Harris had a health setback in November 2020, but a minor procedure kept him going. Although slowed, Harris was still pushing forward, focusing on packaging with his son Peter until the time of his death. He and Peter talked about business daily, he facetimed Rader about segment feedback from his home, and he was exchanging text messages with Bill Rooney up to three weeks before he died.

Harris’s entrepreneurial spirit carried through to the end—he was by no means done, shared his daughter Susan who spent most of his final days with him. His accomplishments in business were notable, but his children agree—he would consider his family his greatest achievement.

Harris was a pioneer in the food sorghum industry.

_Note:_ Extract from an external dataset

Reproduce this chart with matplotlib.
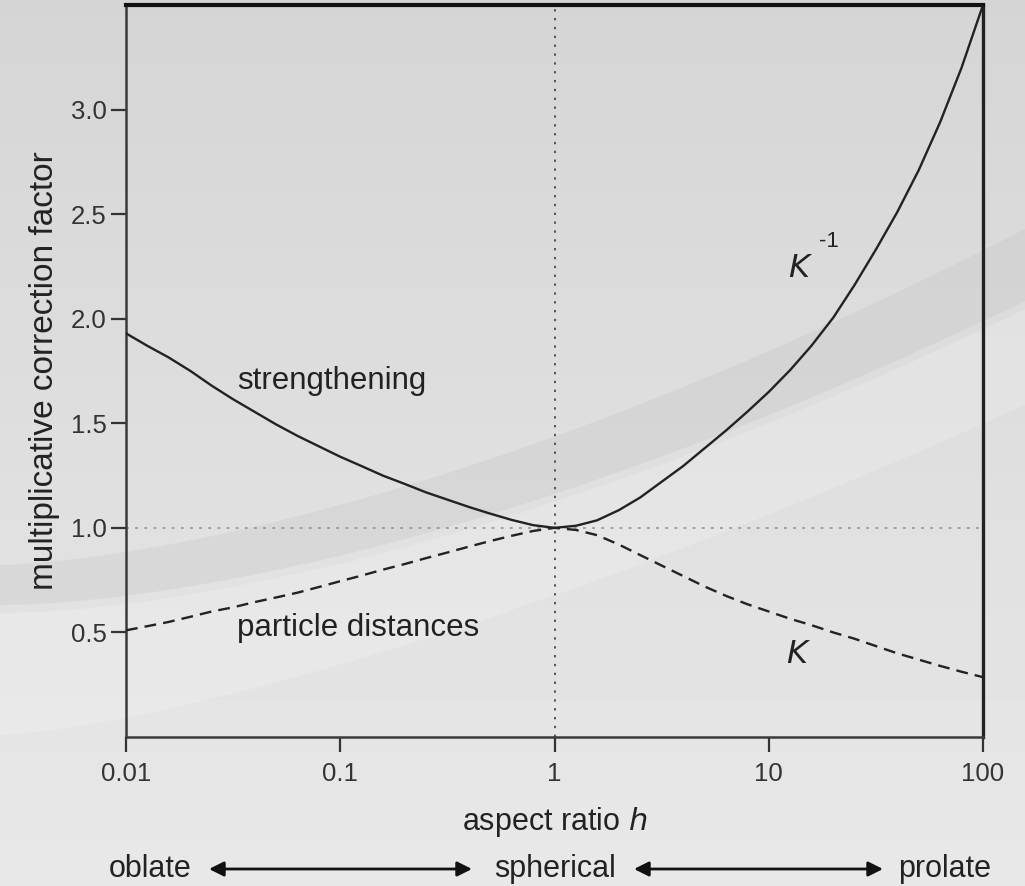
import numpy as np
import matplotlib.pyplot as plt
from matplotlib.patches import FancyArrowPatch

plt.rcParams['font.family'] = ['Liberation Sans', 'DejaVu Sans']

# aspect ratio h (log-spaced) and values
h = [0.01, 0.0126, 0.0158, 0.02, 0.0251, 0.0316, 0.0398, 0.0501, 0.0631, 0.0794,
     0.1, 0.126, 0.158, 0.2, 0.251, 0.316, 0.398, 0.501, 0.631, 0.794,
     1.0, 1.26, 1.58, 2.0, 2.51, 3.16, 3.98, 5.01, 6.31, 7.94,
     10.0, 12.6, 15.8, 20.0, 25.1, 31.6, 39.8, 50.1, 63.1, 79.4, 100.0]
K = [0.51, 0.53, 0.55, 0.575, 0.60, 0.62, 0.645, 0.667, 0.69, 0.717,
     0.745, 0.772, 0.80, 0.827, 0.855, 0.882, 0.91, 0.937, 0.962, 0.985,
     1.0, 0.99, 0.965, 0.92, 0.87, 0.82, 0.77, 0.72, 0.675, 0.635,
     0.60, 0.565, 0.535, 0.50, 0.47, 0.435, 0.40, 0.37, 0.34, 0.312, 0.286]
K_inv = [1.93, 1.87, 1.815, 1.75, 1.68, 1.615, 1.555, 1.495, 1.44, 1.39,
         1.34, 1.295, 1.25, 1.21, 1.17, 1.135, 1.10, 1.068, 1.038, 1.013,
         1.0, 1.01, 1.036, 1.085, 1.145, 1.22, 1.295, 1.38, 1.465, 1.555,
         1.65, 1.755, 1.87, 2.005, 2.16, 2.33, 2.51, 2.71, 2.94, 3.2, 3.5]

fig = plt.figure(figsize=(10.25, 8.86), dpi=100)

# background: soft grey gradient with a swoosh
bg = fig.add_axes([0, 0, 1, 1], zorder=-10)
bg.set_xlim(0, 1025)
bg.set_ylim(886, 0)
bg.axis('off')
yy = np.linspace(0, 1, 200)[:, None] * np.ones((1, 50))
bg.imshow(0.835 + 0.075 * yy, cmap='gray', vmin=0, vmax=1,
          extent=[0, 1025, 886, 0], aspect='auto')
xs = np.linspace(0, 1025, 300)
t = xs / 1025
mid = 585 - 320 * t ** 1.6
half = 20 + 16 * t
bg.fill_between(xs, mid - half, mid + half, color='#b8b8b8', alpha=0.22, lw=0)
bg.fill_between(xs, mid + half + 8, 735 - 330 * t ** 1.4, color='white', alpha=0.18, lw=0)

ax = fig.add_axes([126 / 1025, 1 - 737 / 886, (983 - 126) / 1025, (737 - 5) / 886])
ax.patch.set_alpha(0)
ax.set_xscale('log')
ax.set_xlim(0.01, 100)
ax.set_ylim(0, 3.5)

ax.axhline(1.0, color='#a0a0a0', lw=1.4, ls=(0, (1.5, 3.2)), zorder=1)
ax.axvline(1.0, color='#4a4a4a', lw=1.3, ls=(0, (1.3, 3.6)), zorder=1)

ax.plot(h, K_inv, color='#222222', lw=1.7, zorder=3, solid_joinstyle='round')
ax.plot(h, K, color='#222222', lw=1.7, ls=(0, (5, 3)), zorder=3)

ax.set_xticks([0.01, 0.1, 1, 10, 100])
ax.set_xticklabels(['0.01', '0.1', '1', '10', '100'])
ax.minorticks_off()
ax.set_yticks([0.5, 1.0, 1.5, 2.0, 2.5, 3.0])
ax.set_yticklabels(['0.5', '1.0', '1.5', '2.0', '2.5', '3.0'])
ax.tick_params(axis='both', labelsize=18.5, colors='#333333', length=11, width=1.6)
ax.tick_params(axis='y', pad=3)
ax.tick_params(axis='x', pad=7)
ax.yaxis.get_major_ticks()[1].tick1line.set_color('#a8a8a8')

for side in ['left', 'bottom']:
    ax.spines[side].set_color('#3a3a3a')
    ax.spines[side].set_linewidth(1.8)
ax.spines['top'].set_color('#111111')
ax.spines['top'].set_linewidth(3)
ax.spines['right'].set_color('#222222')
ax.spines['right'].set_linewidth(2.4)

ax.set_ylabel('multiplicative correction factor', fontsize=24, color='#222222', labelpad=8)
ax.set_xlabel('aspect ratio $\\it{h}$', fontsize=22, color='#222222', labelpad=14)

ax.text(0.033, 1.70, 'strengthening', fontsize=22.5, color='#222222', va='center')
ax.text(0.033, 0.52, 'particle distances', fontsize=22.5, color='#222222', va='center')
ax.text(12.3, 2.24, '$\\mathit{K}$', fontsize=23, color='#222222', va='center')
ax.text(17.2, 2.37, '-1', fontsize=16, color='#222222', va='center')
ax.text(12.0, 0.39, '$\\mathit{K}$', fontsize=23, color='#222222', va='center')

# oblate / spherical / prolate row
fy = 1 - 869 / 886
fig.text(150 / 1025, fy, 'oblate', fontsize=22, color='#222222', ha='center', va='center')
fig.text(555 / 1025, fy, 'spherical', fontsize=22, color='#222222', ha='center', va='center')
fig.text(945 / 1025, fy, 'prolate', fontsize=22, color='#222222', ha='center', va='center')
arr = dict(arrowstyle='<|-|>', color='#111111', lw=2.0, mutation_scale=22,
           shrinkA=0, shrinkB=0, transform=fig.transFigure)
fig.add_artist(FancyArrowPatch((209 / 1025, fy), (472 / 1025, fy), **arr))
fig.add_artist(FancyArrowPatch((634 / 1025, fy), (883 / 1025, fy), **arr))

fig.savefig('out.png', dpi=100)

Given his experience and industry know-how, he could have chosen many things to make his final venture. But he chose sorghum and proved at the age of 82, you can do anything if you have a passion for it. The fact that there are now hundreds of products on store shelves containing sorghum as an ingredient is in part to his credit, and for that, we say thank you, Mr. Harris.


National Sorghum Producers thanks Robert Harris’s children Peter and Susan, Bill Rooney with Texas A&M University, and Stacy Rader with The Dr. Oz Show for contributing commentary and anecdotes for this story. Mr. Harris was an avid supporter of NSP and a pioneer in our industry. We send our sympathy and deepest condolences to the Harris family.